Revisiting [CLS] and Patch Token Interaction in Vision Transformers

TL;DR

This paper investigates the interaction between class and patch tokens in Vision Transformers, revealing normalization layers' role and proposing specialized processing to improve dense prediction tasks without significant overhead.

Contribution

It introduces targeted processing paths that disentangle class and patch token flows, enhancing dense prediction performance in Vision Transformers.

Findings

Segmentation performance improved by over 2 mIoU points.

Normalization layers cause implicit differentiation between token types.

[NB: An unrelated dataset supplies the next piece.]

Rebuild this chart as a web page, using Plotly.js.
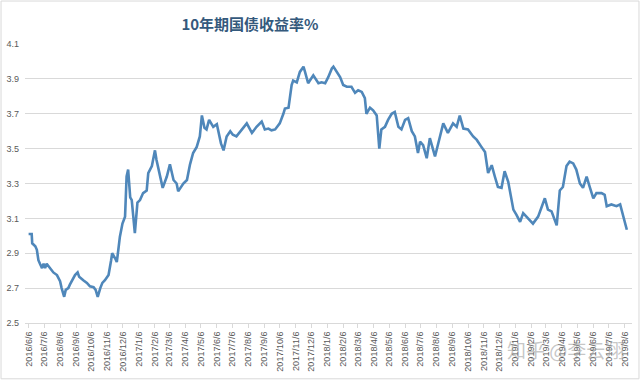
<!DOCTYPE html>
<html>
<head>
<meta charset="utf-8">
<script src="https://cdn.plot.ly/plotly-3.0.1.min.js"></script>
<style>
html,body{margin:0;padding:0;background:#fff;}
#chart{width:641px;height:383px;}
</style>
</head>
<body>
<div id="chart"></div>
<script>
// 10-year treasury yield (%)
const dates = [
"2016-06-06","2016-06-12","2016-06-13","2016-06-19","2016-06-22","2016-06-25","2016-06-28","2016-07-02","2016-07-05","2016-07-08",
"2016-07-11","2016-07-18","2016-07-24","2016-07-31","2016-08-06","2016-08-09","2016-08-14","2016-08-17","2016-08-22","2016-08-25",
"2016-08-29","2016-09-04","2016-09-09","2016-09-12","2016-09-20","2016-09-27","2016-10-03","2016-10-10","2016-10-14","2016-10-18",
"2016-10-23","2016-10-27","2016-11-01","2016-11-08","2016-11-13","2016-11-15","2016-11-21","2016-11-24","2016-11-27","2016-11-30",
"2016-12-05","2016-12-10","2016-12-13","2016-12-16","2016-12-20","2016-12-23","2016-12-29","2017-01-03","2017-01-08","2017-01-14",
"2017-01-21","2017-01-24","2017-01-31","2017-02-06","2017-02-09","2017-02-16","2017-02-21","2017-03-01","2017-03-07","2017-03-14",
"2017-03-20","2017-03-23","2017-04-02","2017-04-09","2017-04-15","2017-04-21","2017-04-28","2017-05-04","2017-05-08","2017-05-13",
"2017-05-17","2017-05-22","2017-05-30","2017-06-06","2017-06-11","2017-06-14","2017-06-19","2017-06-25","2017-07-02","2017-07-07",
"2017-07-14","2017-07-24","2017-08-03","2017-08-13","2017-08-22","2017-09-01","2017-09-07","2017-09-14","2017-09-20","2017-09-27",
"2017-10-06","2017-10-13","2017-10-16","2017-10-23","2017-10-26","2017-10-29","2017-11-01","2017-11-08","2017-11-14","2017-11-21",
"2017-11-24","2017-11-30","2017-12-10","2017-12-20","2017-12-26","2018-01-02","2018-01-08","2018-01-15","2018-01-18","2018-01-24",
"2018-01-31","2018-02-06","2018-02-13","2018-02-22","2018-03-01","2018-03-07","2018-03-14","2018-03-20","2018-03-23","2018-03-30",
"2018-04-05","2018-04-12","2018-04-17","2018-04-21","2018-04-28","2018-05-04","2018-05-11","2018-05-17","2018-05-24","2018-05-30",
"2018-06-06","2018-06-12","2018-06-19","2018-06-25","2018-07-01","2018-07-05","2018-07-11","2018-07-18","2018-07-24","2018-08-03",
"2018-08-12","2018-08-19","2018-08-28","2018-09-07","2018-09-14","2018-09-20","2018-09-27","2018-10-06","2018-10-16","2018-10-23",
"2018-11-01","2018-11-08","2018-11-14","2018-11-21","2018-11-27","2018-12-03","2018-12-10","2018-12-16","2018-12-23","2018-12-27",
"2019-01-02","2019-01-08","2019-01-15","2019-01-21","2019-01-28","2019-02-09","2019-02-19","2019-02-26","2019-03-04","2019-03-10",
"2019-03-17","2019-03-27","2019-04-02","2019-04-08","2019-04-15","2019-04-21","2019-04-28","2019-05-04","2019-05-11","2019-05-17",
"2019-05-24","2019-05-30","2019-06-06","2019-06-12","2019-06-22","2019-06-28","2019-07-02","2019-07-11","2019-07-21","2019-07-28",
"2019-08-03","2019-08-10"
];
const yields = [
3.01,3.01,2.957,2.94,2.92,2.86,2.84,2.815,2.84,2.815,
2.84,2.815,2.79,2.775,2.74,2.70,2.65,2.69,2.70,2.72,
2.74,2.775,2.79,2.765,2.745,2.73,2.71,2.705,2.69,2.65,
2.70,2.73,2.745,2.775,2.86,2.90,2.87,2.85,2.92,2.995,
3.07,3.11,3.34,3.38,3.22,3.205,3.015,3.19,3.205,3.245,
3.26,3.36,3.40,3.49,3.435,3.34,3.275,3.34,3.41,3.32,
3.30,3.255,3.30,3.32,3.41,3.475,3.51,3.57,3.69,3.62,
3.61,3.665,3.625,3.64,3.57,3.53,3.49,3.57,3.60,3.58,
3.57,3.61,3.645,3.59,3.625,3.655,3.61,3.615,3.605,3.61,
3.645,3.70,3.73,3.735,3.79,3.865,3.89,3.88,3.94,3.97,
3.94,3.875,3.92,3.875,3.88,3.875,3.91,3.96,3.97,3.94,
3.91,3.865,3.855,3.855,3.82,3.835,3.825,3.79,3.70,3.735,
3.72,3.69,3.50,3.61,3.625,3.665,3.70,3.71,3.625,3.61,
3.665,3.675,3.60,3.57,3.475,3.54,3.52,3.445,3.56,3.455,
3.57,3.645,3.59,3.645,3.625,3.69,3.615,3.61,3.57,3.55,
3.51,3.48,3.36,3.405,3.34,3.28,3.275,3.37,3.31,3.245,
3.15,3.12,3.08,3.13,3.11,3.07,3.11,3.17,3.215,3.15,
3.14,3.06,3.26,3.28,3.40,3.425,3.415,3.38,3.30,3.275,
3.34,3.28,3.215,3.245,3.245,3.235,3.17,3.18,3.17,3.18,
3.11,3.035
];
const yTicks = [2.5,2.7,2.9,3.1,3.3,3.5,3.7,3.9,4.1];
const chartTitle = "10年期国债收益率%";
const watermark = "知乎 @李云翔";

const trace = {
  x: dates, y: yields, type: "scatter", mode: "lines",
  line: {color: "#4f87ba", width: 2.6},
  hoverinfo: "skip"
};

const layout = {
  width: 641, height: 383,
  margin: {l: 25, r: 9, t: 44, b: 60},
  paper_bgcolor: "#ffffff", plot_bgcolor: "#ffffff",
  showlegend: false,
  title: {
    text: "<b>" + chartTitle + "</b>",
    font: {family: "Noto Sans CJK SC, sans-serif", size: 15, color: "#34597c"},
    x: 0.39, xref: "container", xanchor: "center",
    y: 0.935, yref: "container", yanchor: "middle"
  },
  xaxis: {
    type: "date",
    range: ["2016-05-30", "2019-08-20"],
    tick0: "2016-06-06", dtick: "M1",
    tickformat: "%Y/%-m/%-d",
    tickangle: -90,
    tickfont: {family: "Liberation Sans, Arial, sans-serif", size: 9, color: "#595959"},
    showgrid: false, zeroline: false,
    showline: true, linecolor: "#d9d9d9", linewidth: 1,
    ticks: "outside", ticklen: 4, tickcolor: "#d9d9d9",
    fixedrange: true
  },
  yaxis: {
    range: [2.5, 4.1],
    tickvals: yTicks,
    ticktext: yTicks.map(v => v.toFixed(1)),
    tickfont: {family: "Liberation Sans, Arial, sans-serif", size: 9, color: "#595959"},
    showgrid: true, gridcolor: "#d9d9d9", gridwidth: 1,
    zeroline: false, showline: false, ticks: "",
    ticklabelstandoff: 5,
    fixedrange: true
  },
  shapes: [{
    type: "rect", xref: "paper", yref: "paper", layer: "above",
    x0: -0.0395, x1: 1.0115, y0: -0.2, y1: 1.154,
    line: {color: "#d9d9d9", width: 1}, fillcolor: "rgba(0,0,0,0)"
  }],
  annotations: [{
    text: watermark, xref: "paper", yref: "paper",
    x: 0.89, y: -0.095, xanchor: "center", yanchor: "middle",
    showarrow: false,
    font: {family: "Noto Sans CJK SC, sans-serif", size: 19, color: "rgba(150,150,150,0.55)"}
  }]
};

Plotly.newPlot("chart", [trace], layout, {displayModeBar: false, staticPlot: true});
</script>
</body>
</html>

Proposed modifications add 8% parameters with no extra computational cost.

Abstract

Vision Transformers have emerged as powerful, scalable and versatile representation learners. To capture both global and local features, a learnable [CLS] class token is typically prepended to the input sequence of patch tokens. Despite their distinct nature, both token types are processed identically throughout the model. In this work, we investigate the friction between global and local feature learning under different pre-training strategies by analyzing the interactions between class and patch tokens. Our analysis reveals that standard normalization layers introduce an implicit differentiation between these token types. Building on this insight, we propose specialized processing paths that selectively disentangle the computational flow of class and patch tokens, particularly within normalization layers and early query-key-value projections. This targeted specialization leads to significantly improved patch representation quality for dense prediction tasks. Our experiments demonstrate segmentation performance gains of over 2 mIoU points on standard benchmarks, while maintaining strong classification accuracy. The proposed modifications introduce only an 8% increase in parameters, with no additional computational overhead. Through comprehensive ablations, we provide insights into which architectural components benefit most from specialization and how our approach generalizes across model scales and learning frameworks.